“RELIGION IS the sigh of the oppressed creature…it is the opium of the people.” So wrote Karl Marx in 1844. The idea—not unique to Marx—was that by promising rewards in the next life, religion helps the poor bear their lot in this one.
A paper published in the Proceedings of the National Academy of Sciences by Jana Berkessel of the University of Mannheim, in Germany, and her colleagues takes a statistical look at the claim. Ms Berkessel’s curiosity was piqued by a counter-intuitive finding in development economics. Researchers know that low socioeconomic status correlates with poor mental health. The assumption was once that, as places became richer, this effect would weaken. Being poor in a rich country was presumed better than being poor in a poor one.
But that has turned out not to be true. Abundant evidence suggests the relationship between status and mental health is stronger, not weaker, in rich countries than in poor ones. Ms Berkessel, who studies the psychological effects of religion, noticed that economic development is also inversely correlated with religiosity—the richer a country, the more godless it tends to be. Perhaps that was driving the change?
To check, she and her colleagues analysed three surveys covering 3.3m people in 156 countries. This set of data reproduced the finding that economic development amplifies the link between mental health and status. It also supported the idea that religiosity could attenuate that effect. Among rich countries, for instance, those with higher levels of self-reported religious belief had a weaker relationship between status and mental health.
Other evidence buttresses the theory. One study covering 11 European countries, all rich, found the link between personal income and well-being was stronger in irreligious places than devout ones. After much statistical crunching, Ms Berkessel concluded that declining religiosity accounted for about half of the effect of growing wealth on the relationship between status and psychological well-being.
The upshot is that religion seems to protect people from at least some of the unpleasant effects of poverty. Exactly how is less clear. One hypothesis is that religious doctrine is directly protective. After all, many of the world’s biggest religions have a sceptical attitude to wealth. Alongside the well-known biblical verses about camels, needles and a rich person’s chance of entering the pearly gates, the researchers point out that the Bhagavad-Gita, a Hindu holy book, says “The demoniac person thinks: So much wealth do I have today, and I will gain more.” Similar sentiments can be found in the Koran and in some Buddhist texts. If God teaches that the wealthy are spiritually corrupt, or will get their comeuppance on Judgment Day, then poverty may seem less of a burden.
But there are other possibilities. Ms Berkessel points out that organised religion offers a social-support network which might help attenuate the effects of low status, whether or not its members really believe everything their holy texts say about wealth. Her next research project, she says, will look at exactly this point.
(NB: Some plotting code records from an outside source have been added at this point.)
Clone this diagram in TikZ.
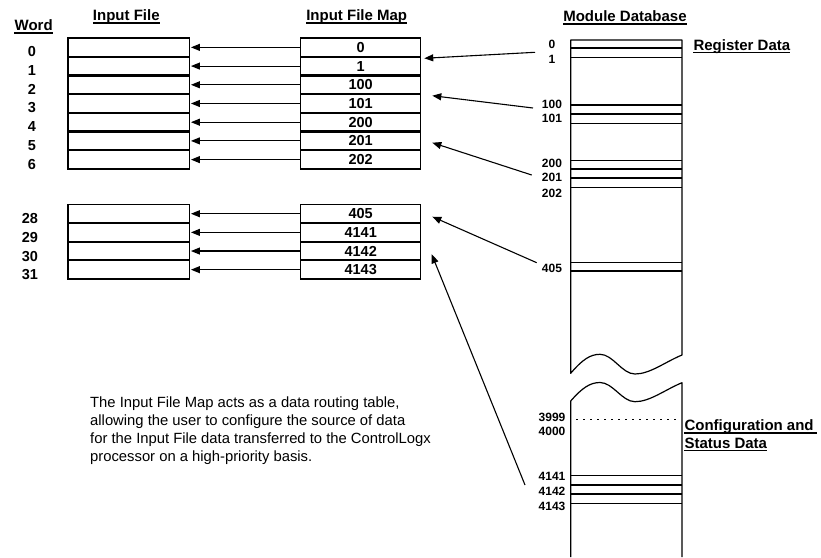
\documentclass[tikz,border=0pt]{standalone}
\usepackage{fontspec}
\setmainfont{Liberation Sans}
\usetikzlibrary{arrows.meta,calc}
\begin{document}
\begin{tikzpicture}[x=1pt,y=-1pt,
  hdr/.style={font=\fontsize{15}{18}\selectfont\bfseries, inner sep=0pt},
  num/.style={font=\fontsize{14.5}{17}\selectfont\bfseries, inner sep=0pt},
  dbl/.style={font=\fontsize{12}{14}\selectfont\bfseries, inner sep=0pt},
  body/.style={font=\fontsize{14.8}{18}\selectfont, inner sep=0pt, anchor=base west},
  fcell/.style={draw, line width=1.2pt, minimum width=121.3pt, inner sep=0pt},
  mcell/.style={draw, line width=1.2pt, minimum width=120pt, inner sep=0pt,
                font=\fontsize{14.5}{17}\selectfont\bfseries},
  arr/.style={line width=1.1pt, -{Triangle[length=9pt,width=7pt]}},
  thin/.style={line width=1.2pt},
  thick/.style={line width=2.2pt},
  ul/.style={line width=1.3pt},
]
\useasboundingbox (0,0) rectangle (821,557);

% headers
\node[hdr, anchor=base] (hword) at (33.7,30.7) {Word};
\node[hdr, anchor=base] (hin) at (126.3,20.7) {Input File};
\node[hdr, anchor=base] (hmap) at (356.7,20.7) {Input File Map};
\node[hdr, anchor=base] (hdb) at (625,21.7) {Module Database};
\node[hdr, anchor=base west] (hreg) at (693.3,50) {Register Data};
\node[hdr, anchor=base west] (hcfg) at (684.3,430.7) {Configuration and};
\node[hdr, anchor=base west] (hst) at (684.3,448.3) {Status Data};
\foreach \n in {hword,hin,hmap,hdb,hreg,hst}
  \draw[ul] ([yshift=-2.4pt]\n.base west) -- ([yshift=-2.4pt]\n.base east);
\draw[ul] ([yshift=-2.4pt]hcfg.base west) -- ([yshift=-2.4pt,xshift=3pt]hcfg.base east);

% group 1
\foreach \w/\t [count=\k from 0] in {0/0,1/1,2/100,3/101,4/200,5/201,6/202}{
  \pgfmathsetmacro{\yc}{38+18.71*\k+9.355}
  \node[fcell, minimum height=18.71pt] (f\w) at (128.7,\yc) {};
  \node[mcell, minimum height=18.71pt] (m\w) at (360.7,\yc) {\t};
  \node[num] (w\w) at (32,\yc+4.5) {\w};
  \draw[arr, shorten >=1pt] (m\w.west) -- (f\w.east);
}
\foreach \k in {1,...,6}{
  \pgfmathsetmacro{\yy}{38+18.71*\k}
  \draw[thick] (68,\yy) -- (189.3,\yy);
  \draw[thick] (300.7,\yy) -- (420.7,\yy);
}
% group 2
\foreach \w/\t [count=\k from 0] in {28/405,29/4141,30/4142,31/4143}{
  \pgfmathsetmacro{\yc}{204.4+18.65*\k+9.325}
  \node[fcell, minimum height=18.65pt] (f\w) at (128.7,\yc) {};
  \node[mcell, minimum height=18.65pt] (m\w) at (360.7,\yc) {\t};
  \node[num] (w\w) at (30,\yc+5) {\w};
  \draw[arr, shorten >=1pt] (m\w.west) -- (f\w.east);
}
\foreach \k in {1,...,3}{
  \pgfmathsetmacro{\yy}{204.4+18.65*\k}
  \draw[thick] (68,\yy) -- (189.3,\yy);
  \draw[thick] (300.7,\yy) -- (420.7,\yy);
}

% module database column
\draw[thin, line join=round] (570.7,40) -- (570.7,373.3)
  .. controls (582,360) and (590,354.3) .. (600,354.3)
  .. controls (613,354.3) and (622,374) .. (635,374)
  .. controls (650,374) and (665,362) .. (682,355) -- (682,40) -- cycle;
\draw[thin, line join=round] (570.7,557) -- (570.7,401)
  .. controls (582,388) and (590,382.5) .. (600,382.5)
  .. controls (613,382.5) and (622,401.7) .. (635,401.7)
  .. controls (650,401.7) and (665,389.7) .. (682,382.7) -- (682,557);
\foreach \y in {57.7,105,123.3,160.7,187.3,262.3,475.7,503.7}
  \draw[thin] (570.7,\y) -- (682,\y);
\foreach \y in {48.3,113.7,169.3,178,271.3,485,494.3}
  \draw[thick] (570.7,\y) -- (682,\y);
\draw[line width=1.8pt, dash pattern=on 1.8pt off 5.2pt] (576,419.5) -- (677,419.5);

% database labels
\foreach \n/\y in {0/44,1/59,100/104,101/118,200/163,201/177,202/193,405/268,3999/417,4000/431,4141/476,4142/491,4143/506}
  \node[dbl] (d\n) at (552,\y) {\n};

% arrows from database to map
\coordinate (s1) at (535,52.3);   \coordinate (t1) at (424.3,58.3);
\coordinate (s2) at (533,108);    \coordinate (t2) at (432.3,95.7);
\coordinate (s3) at (531.7,175);  \coordinate (t3) at (432.3,142.7);
\coordinate (s4) at (536.7,262.7);\coordinate (t4) at (432.3,216.7);
\coordinate (s5) at (525,485);    \coordinate (t5) at (431.7,254.3);
\foreach \i in {1,...,5} \draw[arr] (s\i) -- (t\i);

% body text
\node[body] (b1) at (90,407) {The Input File Map acts as a data routing table,};
\node[body] (b2) at (90,425) {allowing the user to configure the source of data};
\node[body] (b3) at (90,443) {for the Input File data transferred to the ControlLogx};
\node[body] (b4) at (90,461) {processor on a high-priority basis.};
\end{tikzpicture}
\end{document}
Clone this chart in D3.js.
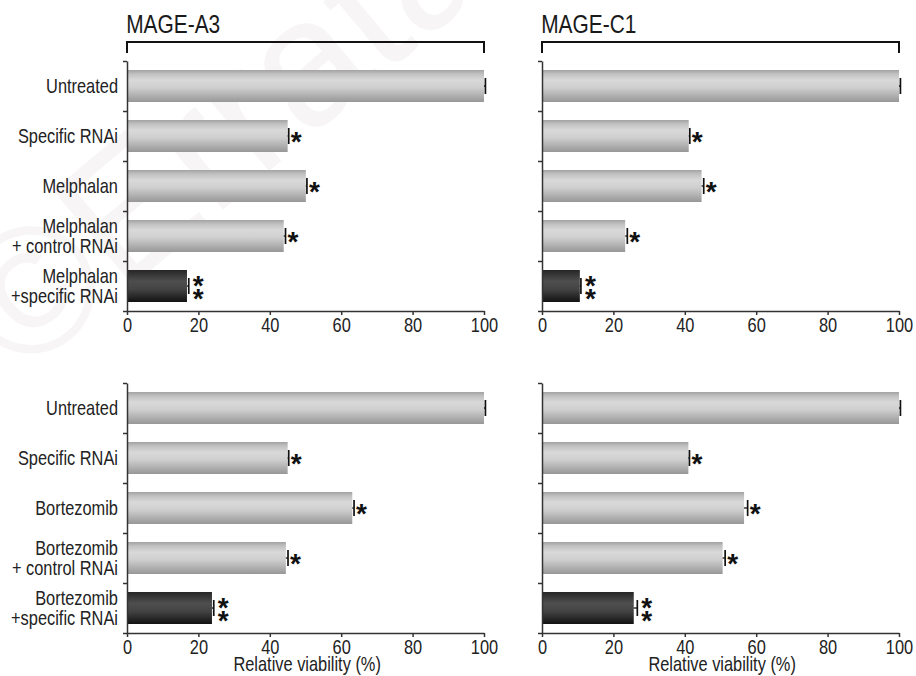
<!DOCTYPE html>
<html><head><meta charset="utf-8">
<script src="https://cdn.jsdelivr.net/npm/d3@7"></script>
<style>
html,body{margin:0;padding:0;background:#fff;}
svg{display:block;}
</style></head>
<body>
<svg id="chart" width="916" height="676"></svg>
<script>
const categoriesMelphalan = ["Untreated", "Specific RNAi", "Melphalan", "Melphalan|+ control RNAi", "Melphalan|+specific RNAi"];
const categoriesBortezomib = ["Untreated", "Specific RNAi", "Bortezomib", "Bortezomib|+ control RNAi", "Bortezomib|+specific RNAi"];
const mageA3Melphalan = [100, 45.0, 50.1, 43.9, 16.8];
const mageA3MelphalanErr = [0.4, 0.3, 0.3, 0.5, 0.5];
const mageC1Melphalan = [100, 41.1, 44.7, 23.3, 10.6];
const mageC1MelphalanErr = [0.4, 0.3, 0.6, 0.6, 0.3];
const mageA3Bortezomib = [100, 45.0, 63.1, 44.5, 23.8];
const mageA3BortezomibErr = [0.4, 0.3, 0.5, 0.6, 0.5];
const mageC1Bortezomib = [100, 41.0, 56.6, 50.6, 25.7];
const mageC1BortezomibErr = [0.4, 0.3, 1.0, 0.7, 1.0];
const significance = ["", "*", "*", "*", "**"];
const xTicks = [0, 20, 40, 60, 80, 100];
const panelTitles = ["MAGE-A3", "MAGE-C1"];
const xAxisTitle = "Relative viability (%)";

function hasFont(name) {
  const c = document.createElement("canvas").getContext("2d");
  const s = "MAGE-A3 Untreated Relative 0123456789";
  c.font = "40px monospace"; const w1 = c.measureText(s).width;
  c.font = "40px '" + name + "', monospace"; const w2 = c.measureText(s).width;
  return Math.abs(w1 - w2) > 0.5;
}
const narrow = hasFont("Liberation Sans Narrow");
const FONT = narrow ? "'Liberation Sans Narrow', sans-serif" : "'Liberation Sans', Arial, sans-serif";
const SX = narrow ? 1 : 0.82;
const FS = 20;

const svg = d3.select("#chart");
const defs = svg.append("defs");
const gl = defs.append("linearGradient").attr("id", "gLight").attr("x1", 0).attr("y1", 0).attr("x2", 0).attr("y2", 1);
[["0%", "#a2a2a2"], ["12%", "#c0c0c0"], ["32%", "#d9d9d9"], ["55%", "#cfcfcf"], ["80%", "#b0b0b0"], ["100%", "#979797"]]
  .forEach(([o, c]) => gl.append("stop").attr("offset", o).attr("stop-color", c));
const gd = defs.append("linearGradient").attr("id", "gDark").attr("x1", 0).attr("y1", 0).attr("x2", 0).attr("y2", 1);
[["0%", "#262626"], ["35%", "#4e4e4e"], ["60%", "#444444"], ["100%", "#121212"]]
  .forEach(([o, c]) => gd.append("stop").attr("offset", o).attr("stop-color", c));

// very faint watermark
svg.append("text")
  .attr("transform", "translate(20,380) rotate(-40)")
  .attr("font-family", "'Liberation Sans', Arial, sans-serif")
  .attr("font-size", 180)
  .attr("fill", "#f7f5f5")
  .text("\u00A9Errata");

function sxText(sel, anchorX) {
  if (SX !== 1) sel.attr("transform", `translate(${anchorX},0) scale(${SX},1) translate(${-anchorX},0)`);
  return sel;
}

function panel(cfg) {
  const { left, right, top, bottom, cats, values, errs, showLabels, title, showXTitle } = cfg;
  const g = svg.append("g");
  const x = d3.scaleLinear().domain([0, 100]).range([left, right]);
  const y = d3.scaleBand().domain(d3.range(cats.length)).range([top, bottom]).paddingInner(0.36).paddingOuter(0.18);
  const yb = d3.scaleLinear().domain([0, cats.length]).range([top, bottom]);

  g.selectAll("rect.bar").data(values).join("rect")
    .attr("x", x(0)).attr("y", (d, i) => y(i))
    .attr("width", d => x(d) - x(0)).attr("height", y.bandwidth())
    .attr("fill", (d, i) => i === values.length - 1 ? "url(#gDark)" : "url(#gLight)");

  values.forEach((v, i) => {
    const cy = y(i) + y.bandwidth() / 2;
    const xe = x(v + errs[i]);
    g.append("line").attr("x1", x(v)).attr("x2", xe).attr("y1", cy).attr("y2", cy)
      .attr("stroke", "#111").attr("stroke-width", 1.3);
    g.append("line").attr("x1", xe).attr("x2", xe).attr("y1", cy - 8).attr("y2", cy + 8)
      .attr("stroke", "#111").attr("stroke-width", 1.7);
    const s = significance[i];
    if (s === "*") {
      g.append("text").attr("x", xe + 2).attr("y", cy + 15)
        .attr("font-family", "'Liberation Sans', Arial, sans-serif").attr("font-size", 28).attr("font-weight", "bold")
        .attr("fill", "#111").text("*");
    } else if (s === "**") {
      const t = g.append("text").attr("font-family", "'Liberation Sans', Arial, sans-serif")
        .attr("font-size", 28).attr("font-weight", "bold").attr("fill", "#111");
      t.append("tspan").attr("x", xe + 4).attr("y", cy + 9).text("*");
      t.append("tspan").attr("x", xe + 4).attr("y", cy + 22).text("*");
    }
  });

  const yAxis = d3.axisLeft(yb).tickValues(d3.range(cats.length + 1)).tickSize(4).tickSizeOuter(0).tickFormat("");
  const ya = g.append("g").attr("transform", `translate(${left},0)`).call(yAxis);
  ya.selectAll("path,line").attr("stroke", "#333").attr("stroke-width", 1.5);

  if (showLabels) {
    cats.forEach((c, i) => {
      const lines = c.split("|");
      const cy = y(i) + y.bandwidth() / 2;
      const lh = 20.5;
      const t = g.append("text").attr("text-anchor", "end").attr("font-family", FONT)
        .attr("font-size", FS).attr("fill", "#222");
      lines.forEach((ln, k) => {
        const yy = cy + (k - (lines.length - 1) / 2) * lh + 7;
        t.append("tspan").attr("x", left - 9).attr("y", yy).text(ln);
      });
      sxText(t, left - 9);
    });
  }

  const xa = g.append("g").attr("transform", `translate(0,${bottom})`)
    .call(d3.axisBottom(x).tickValues(xTicks).tickSize(4).tickSizeOuter(0).tickPadding(3));
  xa.selectAll("path,line").attr("stroke", "#333").attr("stroke-width", 1.5);
  xa.selectAll("text").attr("font-family", FONT).attr("font-size", FS).attr("fill", "#222")
    .each(function () { const t = d3.select(this); if (SX !== 1) t.attr("transform", `scale(${SX},1)`); });

  if (showXTitle) {
    const t = g.append("text").attr("x", (left + right) / 2 + 2).attr("y", bottom + 38)
      .attr("text-anchor", "middle").attr("font-family", FONT).attr("font-size", FS).attr("fill", "#222")
      .text(xAxisTitle);
    sxText(t, (left + right) / 2);
  }

  if (title) {
    const t = g.append("text").attr("x", left - 1).attr("y", 33)
      .attr("font-family", FONT).attr("font-size", 25.5).attr("fill", "#1a1a1a").text(title);
    sxText(t, left);
    g.append("path")
      .attr("d", `M${x(0)},53 V42 H${x(100)} V53`)
      .attr("fill", "none").attr("stroke", "#111").attr("stroke-width", 2);
  }
}

panel({ left: 127, right: 484, top: 61, bottom: 311, cats: categoriesMelphalan, values: mageA3Melphalan, errs: mageA3MelphalanErr, showLabels: true, title: panelTitles[0], showXTitle: false });
panel({ left: 542, right: 899, top: 61, bottom: 311, cats: categoriesMelphalan, values: mageC1Melphalan, errs: mageC1MelphalanErr, showLabels: false, title: panelTitles[1], showXTitle: false });
panel({ left: 127, right: 484, top: 383, bottom: 633, cats: categoriesBortezomib, values: mageA3Bortezomib, errs: mageA3BortezomibErr, showLabels: true, title: null, showXTitle: true });
panel({ left: 542, right: 899, top: 383, bottom: 633, cats: categoriesBortezomib, values: mageC1Bortezomib, errs: mageC1BortezomibErr, showLabels: false, title: null, showXTitle: true });
</script>
</body></html>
In the meantime, if religion really does help relieve poverty’s burden, one question is what, if anything, to do with that knowledge. The world is, after all, getting steadily richer, meaning relative poverty’s sting will only get sharper. A cynic might recall another well-known quote about religion, this time from Seneca, a Roman philosopher. “Religion”, he wrote, “is regarded by the common people as true, the wise as false, and the rulers as useful.”